If you use a frame the geometry mangers of tkinter is doing the job for you see:
import tkinter as tk
root= tk.Tk()
root.title('Quick Googling')
myframe = tk.Frame(root)
myframe.pack(fill='both',expand=True)
entry1 = tk.Entry (myframe,background="#8FB1CC")
entry1.pack(fill='x')
button1 = tk.Button(myframe,text='Search Google', bg = "blue")
button1.pack(fill='both',expand=1)
root.mainloop()
Look on a small overview I wrote over the basics.
- fill stretch the slave horizontally, vertically or both expand The
- slaves should be expanded to consume extra space in their master.
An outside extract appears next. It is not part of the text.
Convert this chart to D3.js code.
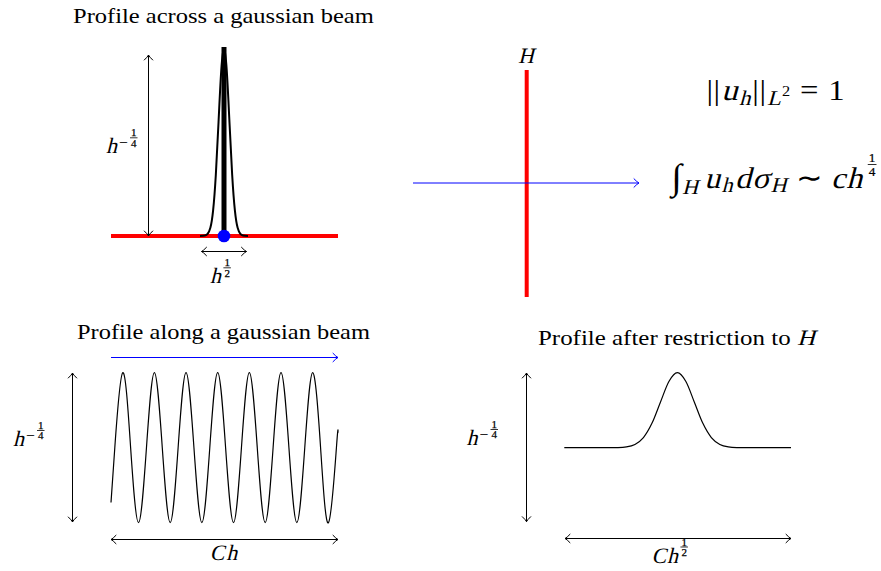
<!DOCTYPE html>
<html><head><meta charset="utf-8">
<script src="https://cdn.jsdelivr.net/npm/d3@7"></script>
<style>
body{margin:0;background:#fff}
svg{display:block}
text{font-family:"Liberation Serif",serif;fill:#000}
</style>
</head><body>
<svg id="c" width="881" height="571"></svg>
<script>
// ---------------- data ----------------
const titleAcross = "Profile across a gaussian beam";
const titleAlong = "Profile along a gaussian beam";
const titleRestrict = "Profile after restriction to";
// profile across the beam (x in beam widths, relative height)
const acrossX = [-4.4,-3.5,-3,-2.5,-2,-1.5,-1,-0.5,0,0.5,1,1.5,2,2.5,3,3.5,4.4];
const acrossY = [0,0.0022,0.0111,0.0439,0.1353,0.3247,0.6065,0.8825,1,0.8825,0.6065,0.3247,0.1353,0.0439,0.0111,0.0022,0];
// profile along the beam (t in periods, relative amplitude)
const alongT = [0,0.12,0.37,0.62,0.87,1.12,1.37,1.62,1.87,2.12,2.37,2.62,2.87,3.12,3.37,3.62,3.87,4.12,4.37,4.62,4.87,5.12,5.37,5.62,5.87,6.12,6.37,6.62,6.87,7.12,7.17];
const alongV = [-0.73,0,1,0,-1,0,1,0,-1,0,1,0,-1,0,1,0,-1,0,1,0,-1,0,1,0,-1,0,1,0,-1,0,0.2];
// profile after restriction to H
const restrictX = [-6.66,-4,-3.5,-3,-2.5,-2,-1.5,-1,-0.5,0,0.5,1,1.5,2,2.5,3,3.5,4,6.69];
const restrictY = [0,0.0003,0.0022,0.0111,0.0439,0.1353,0.3247,0.6065,0.8825,1,0.8825,0.6065,0.3247,0.1353,0.0439,0.0111,0.0022,0.0003,0];

// ---------------- setup ----------------
const svg = d3.select("#c");
const defs = svg.append("defs");
function mk(id, col){
  defs.append("marker").attr("id",id).attr("viewBox","-7 -6 8 12")
    .attr("refX",0).attr("refY",0).attr("markerWidth",8).attr("markerHeight",12)
    .attr("markerUnits","userSpaceOnUse").attr("orient","auto-start-reverse")
    .append("path").attr("d","M-5,-4.2 Q-1.8,-0.8 0,0 Q-1.8,0.8 -5,4.2")
    .attr("fill","none").attr("stroke",col).attr("stroke-width",1).attr("stroke-linecap","round");
}
mk("tk","#000"); mk("tb","#0000ff");

function arrow(x1,y1,x2,y2,col,both){
  const m = col==="blue"?"tb":"tk";
  svg.append("line").attr("x1",x1).attr("y1",y1).attr("x2",x2).attr("y2",y2)
    .attr("stroke",col==="blue"?"#0000ff":"#000").attr("stroke-width",1)
    .attr("marker-end",`url(#${m})`)
    .attr("marker-start",both?`url(#${m})`:null);
}

// simple math-row typesetter (italic simulated by slanting the upright serif)
function mathRow(items, x, y, fs, anchor, targetW){
  const outer = svg.append("g");
  const g = outer.append("g");
  let cx = 0;
  items.forEach(it=>{
    cx += (it.gap||0);
    if(it.frac){
      const s = it.fs || fs*0.45;
      const sep = it.sep || 1.4;
      const bar = y + (it.bar!==undefined?it.bar:-fs*0.8);
      const t1 = g.append("text").attr("font-size",s).attr("stroke","#000").attr("stroke-width",0.25).text(it.frac[0]);
      const t2 = g.append("text").attr("font-size",s).attr("stroke","#000").attr("stroke-width",0.25).text(it.frac[1]);
      const w = Math.max(t1.node().getComputedTextLength(),t2.node().getComputedTextLength())+2;
      t1.attr("x",cx+w/2).attr("text-anchor","middle").attr("y",bar-sep);
      t2.attr("x",cx+w/2).attr("text-anchor","middle").attr("y",bar+s*0.68+sep);
      g.append("line").attr("x1",cx).attr("x2",cx+w).attr("y1",bar).attr("y2",bar)
        .attr("stroke","#000").attr("stroke-width",0.8);
      cx += w;
    } else {
      const size = fs*(it.s||1);
      const gg = g.append("g").attr("transform",`translate(${cx},${y+(it.dy||0)})${it.i?" skewX(-14)":""}`);
      const t = gg.append("text").attr("font-size",size).text(it.t);
      cx += t.node().getComputedTextLength() + (it.i? size*0.04:0);
    }
  });
  const sx = targetW ? targetW/cx : 1;
  const W = cx*sx;
  const off = anchor==="middle"? x-W/2 : anchor==="end"? x-W : x;
  outer.attr("transform",`translate(${off},0) scale(${sx},1)`);
  return outer;
}
const FL = 22; // label font size
function powLabel(base, sign, num, den, x, y){
  const items = base.map(b=>({t:b,i:true}));
  if(sign) items.push({t:"\u2212",s:0.72,dy:-5.4,gap:1.2});
  items.push({frac:[num,den],fs:11,bar:-15.5,gap:sign?2:1.5});
  mathRow(items,x,y,FL,"start");
}

// ---------------- titles ----------------
mathRow([{t:titleAcross}],73,22.5,22,"start",301);
mathRow([{t:titleAlong}],77,338.5,22,"start",293);
mathRow([{t:titleRestrict},{t:"H",i:true,gap:5.5}],538,345,22,"start",278);

// ---------------- panel 1 ----------------
const x1s = d3.scaleLinear().domain(d3.extent(acrossX)).range([200,248]);
const y1s = d3.scaleLinear().domain([0,1]).range([236,48]);
svg.append("line").attr("x1",111).attr("x2",338).attr("y1",y1s(0)).attr("y2",y1s(0))
  .attr("stroke","#ff0000").attr("stroke-width",4);
svg.append("path").datum(acrossX.map((d,i)=>[d,acrossY[i]]))
  .attr("d",d3.line().x(d=>x1s(d[0])).y(d=>y1s(d[1])).curve(d3.curveNatural))
  .attr("fill","none").attr("stroke","#000").attr("stroke-width",2);
svg.append("line").attr("x1",x1s(0)).attr("x2",x1s(0)).attr("y1",y1s(1.005)).attr("y2",y1s(0))
  .attr("stroke","#000").attr("stroke-width",5);
svg.append("circle").attr("cx",x1s(0)).attr("cy",y1s(0)).attr("r",6.3).attr("fill","#0000ff");
arrow(148.5,y1s(0),148.5,55,"black",true);
arrow(201.5,251.5,246.5,251.5,"black",true);
powLabel(["h"],true,"1","4",106,153.3);
powLabel(["h"],false,"1","2",210,283.3);

// ---------------- panel 2 ----------------
svg.append("line").attr("x1",526.7).attr("x2",526.7).attr("y1",70).attr("y2",297)
  .attr("stroke","#ff0000").attr("stroke-width",4);
arrow(413,183,639,183,"blue",false);
mathRow([{t:"H",i:true}],526.5,62.7,FL,"middle");
const FE = 30;
mathRow([
  {t:"|"},{t:"|",gap:0.5},{t:"u",i:true,gap:1},{t:"h",i:true,s:0.7,dy:4.5},{t:"|",gap:1},{t:"|",gap:0.5},
  {t:"L",i:true,s:0.7,dy:5,gap:1},{t:"2",s:0.5,dy:-4},
  {t:"=",gap:9},{t:"1",gap:9}
],706.5,100,FE,"start",138);
mathRow([
  {t:"\u222B",s:1.2,dy:1},{t:"H",i:true,s:0.7,dy:6},
  {t:"u",i:true,gap:5},{t:"h",i:true,s:0.7,dy:4.5},
  {t:"d",i:true,gap:1.5},{t:"\u03C3",i:true},{t:"H",i:true,s:0.7,dy:4.5},
  {t:"\u223C",gap:8},{t:"c",i:true,gap:8},{t:"h",i:true},
  {frac:["1","4"],fs:12.5,bar:-23,gap:4,sep:2.6}
],671.5,187.5,FE,"start",205);

// ---------------- panel 3 ----------------
arrow(111,357.5,338,357.5,"blue",false);
const x3s = d3.scaleLinear().domain(d3.extent(alongT)).range([111,338]);
const y3s = d3.scaleLinear().domain([-1,1]).range([522.7,372.7]);
svg.append("path").datum(alongT.map((d,i)=>[d,alongV[i]]))
  .attr("d",d3.line().x(d=>x3s(d[0])).y(d=>y3s(d[1])).curve(d3.curveNatural))
  .attr("fill","none").attr("stroke","#000").attr("stroke-width",1.2);
arrow(72.5,373,72.5,522,"black",true);
arrow(111,539.5,338,539.5,"black",true);
powLabel(["h"],true,"1","4",13,446);
mathRow([{t:"C",i:true},{t:"h",i:true,gap:1}],224,560,FL,"middle");

// ---------------- panel 4 ----------------
const x4s = d3.scaleLinear().domain(d3.extent(restrictX)).range([564.3,791]);
const y4s = d3.scaleLinear().domain([0,1]).range([447.7,372.7]);
svg.append("path").datum(restrictX.map((d,i)=>[d,restrictY[i]]))
  .attr("d",d3.line().x(d=>x4s(d[0])).y(d=>y4s(d[1])).curve(d3.curveMonotoneX))
  .attr("fill","none").attr("stroke","#000").attr("stroke-width",1.2);
arrow(526.5,373,526.5,521.7,"black",true);
arrow(565,538.5,791,538.5,"black",true);
powLabel(["h"],true,"1","4",466.5,445);
powLabel(["C","h"],false,"1","2",651.5,562.5);
</script>
</body></html>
So what the above code does is to create a frame
in its natrual size, this means it shrinks itself to the minimum space that it needs to arrange the children.
After this we use for the first time the geometry manager
pack and give the options fill, which tells the frame to stretch and using the optional argument expand to consume extra space. Together they resize your frame with the window, since there is nothing else in it.
After that we create an Entry
and using once again the method pack
to arrange it with this geometry manager. We are using again the optional argument fill and give the value 'x', which tells the geometry manager to stretch the slave/entry vertically.
So the entry streches vertically if the frame is expandes.
At least we create a Button
and using the known keywords, to let it resize with the frame.